**Short task**
Copy everything in the data below exactly except the pictures.

**Dataset section**
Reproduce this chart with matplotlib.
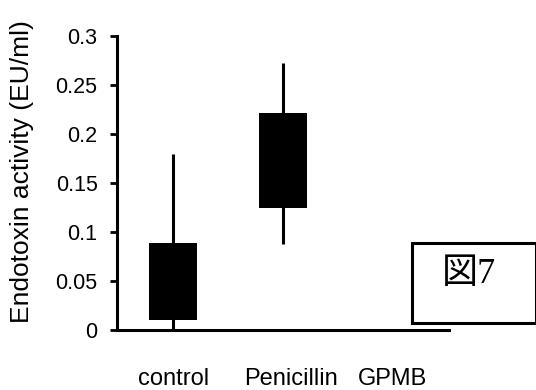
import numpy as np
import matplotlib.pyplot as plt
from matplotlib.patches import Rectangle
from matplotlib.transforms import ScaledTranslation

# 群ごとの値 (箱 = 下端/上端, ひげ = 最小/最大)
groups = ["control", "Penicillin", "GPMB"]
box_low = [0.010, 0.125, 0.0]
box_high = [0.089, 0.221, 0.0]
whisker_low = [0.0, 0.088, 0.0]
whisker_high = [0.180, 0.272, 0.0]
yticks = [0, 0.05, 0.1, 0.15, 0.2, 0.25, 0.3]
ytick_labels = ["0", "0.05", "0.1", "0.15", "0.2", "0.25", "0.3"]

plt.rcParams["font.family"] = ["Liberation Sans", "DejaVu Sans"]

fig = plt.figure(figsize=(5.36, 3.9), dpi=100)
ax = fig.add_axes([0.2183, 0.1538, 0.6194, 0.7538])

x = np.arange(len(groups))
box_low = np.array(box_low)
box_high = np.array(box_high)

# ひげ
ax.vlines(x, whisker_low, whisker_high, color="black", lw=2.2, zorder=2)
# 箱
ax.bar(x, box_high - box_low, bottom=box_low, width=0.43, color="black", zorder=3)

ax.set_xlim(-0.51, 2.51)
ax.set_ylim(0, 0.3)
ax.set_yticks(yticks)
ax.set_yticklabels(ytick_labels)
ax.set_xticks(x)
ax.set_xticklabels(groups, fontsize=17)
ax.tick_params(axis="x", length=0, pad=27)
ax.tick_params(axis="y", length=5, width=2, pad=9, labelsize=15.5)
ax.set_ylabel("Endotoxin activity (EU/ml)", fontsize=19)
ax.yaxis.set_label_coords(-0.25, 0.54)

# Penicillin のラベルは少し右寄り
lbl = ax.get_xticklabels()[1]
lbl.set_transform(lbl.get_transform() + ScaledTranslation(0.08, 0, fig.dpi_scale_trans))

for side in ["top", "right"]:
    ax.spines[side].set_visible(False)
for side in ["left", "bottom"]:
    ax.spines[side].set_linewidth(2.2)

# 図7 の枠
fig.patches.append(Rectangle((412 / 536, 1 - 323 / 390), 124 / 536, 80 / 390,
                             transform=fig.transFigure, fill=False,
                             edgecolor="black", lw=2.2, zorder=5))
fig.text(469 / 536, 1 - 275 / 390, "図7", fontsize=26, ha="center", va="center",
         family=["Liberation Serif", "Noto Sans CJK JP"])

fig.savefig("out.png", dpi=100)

**Response to the task**
Reproduce this chart with matplotlib.
import numpy as np
import matplotlib.pyplot as plt
from matplotlib.patches import Rectangle
from matplotlib.transforms import ScaledTranslation

# 群ごとの値 (箱 = 下端/上端, ひげ = 最小/最大)
groups = ["control", "Penicillin", "GPMB"]
box_low = [0.010, 0.125, 0.0]
box_high = [0.089, 0.221, 0.0]
whisker_low = [0.0, 0.088, 0.0]
whisker_high = [0.180, 0.272, 0.0]
yticks = [0, 0.05, 0.1, 0.15, 0.2, 0.25, 0.3]
ytick_labels = ["0", "0.05", "0.1", "0.15", "0.2", "0.25", "0.3"]

plt.rcParams["font.family"] = ["Liberation Sans", "DejaVu Sans"]

fig = plt.figure(figsize=(5.36, 3.9), dpi=100)
ax = fig.add_axes([0.2183, 0.1538, 0.6194, 0.7538])

x = np.arange(len(groups))
box_low = np.array(box_low)
box_high = np.array(box_high)

# ひげ
ax.vlines(x, whisker_low, whisker_high, color="black", lw=2.2, zorder=2)
# 箱
ax.bar(x, box_high - box_low, bottom=box_low, width=0.43, color="black", zorder=3)

ax.set_xlim(-0.51, 2.51)
ax.set_ylim(0, 0.3)
ax.set_yticks(yticks)
ax.set_yticklabels(ytick_labels)
ax.set_xticks(x)
ax.set_xticklabels(groups, fontsize=17)
ax.tick_params(axis="x", length=0, pad=27)
ax.tick_params(axis="y", length=5, width=2, pad=9, labelsize=15.5)
ax.set_ylabel("Endotoxin activity (EU/ml)", fontsize=19)
ax.yaxis.set_label_coords(-0.25, 0.54)

# Penicillin のラベルは少し右寄り
lbl = ax.get_xticklabels()[1]
lbl.set_transform(lbl.get_transform() + ScaledTranslation(0.08, 0, fig.dpi_scale_trans))

for side in ["top", "right"]:
    ax.spines[side].set_visible(False)
for side in ["left", "bottom"]:
    ax.spines[side].set_linewidth(2.2)

# 図7 の枠
fig.patches.append(Rectangle((412 / 536, 1 - 323 / 390), 124 / 536, 80 / 390,
                             transform=fig.transFigure, fill=False,
                             edgecolor="black", lw=2.2, zorder=5))
fig.text(469 / 536, 1 - 275 / 390, "図7", fontsize=26, ha="center", va="center",
         family=["Liberation Serif", "Noto Sans CJK JP"])

fig.savefig("out.png", dpi=100)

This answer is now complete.